High Fertilizer Prices? Using Crop Removal P & K Rates is an Expensive Choice
This article originally appeared in the AGVISE Laboratories Spring 2023 Newsletter
If you thought high fertilizer prices would resolve after one or two years, it is looking like those prices are becoming the new norm. At such prices, every fertilizer dollar you spend must be spent to guarantee the best bang for each buck. This means soil testing makes more dollars and sense than ever.
Phosphorus and potassium are best managed with current soil test information to maximize crop yield potential and profitability. Yet, some people continue to apply phosphorus and potassium at crop removal (CR) rates as a way to maintain the soil fertility status quo. This is a major oversight because CR-based rates maintain soil fertility in a way that overapplies fertilizer to parts of the field with high soil test P or K that do not need more fertilizer, yet underapplies fertilizer to parts with low soil test P or K and ultimately sacrifices crop yield. This is particularly troublesome if the factor that limited crop yield was one of those nutrients! As a result, the reduced crop yield leads to a lower CR-based fertilizer rate that fails to fix the soil fertility issue, and you stay in a low soil fertility rut. For example, if soil test P is very low and limits crop yield, a crop removal-based P rate will undershoot the actual crop P requirement, resulting in reduced crop yield and continued nutrient mining year after year. A soil test-based P rate will show you exactly where more fertilizer is required to maximize crop yield and where you can reduce fertilizer rates to maximize profitability.
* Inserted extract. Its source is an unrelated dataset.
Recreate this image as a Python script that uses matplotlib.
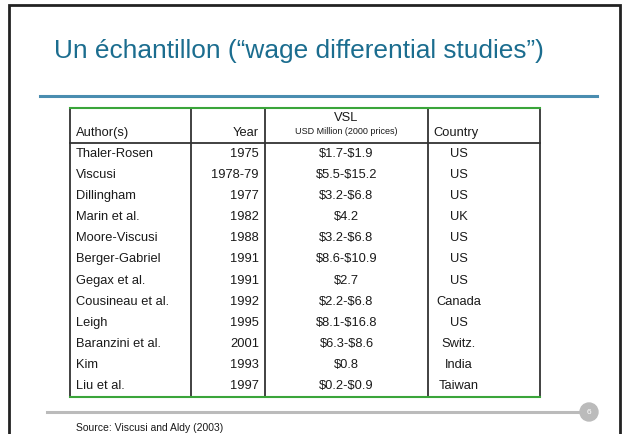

Another serious reason to avoid CR-based rates is the risk of off-site nutrient losses, especially phosphorus. When CR-based rates are applied on soils with high or very high soil test P, this increases the risk for environmental P loss to waterways that can degrade water quality and result in regulatory oversight. Precision soil sampling (grid or zone) and soil test-based fertilizer rates is the best way to maximize crop yield, profitability, and protect the environment.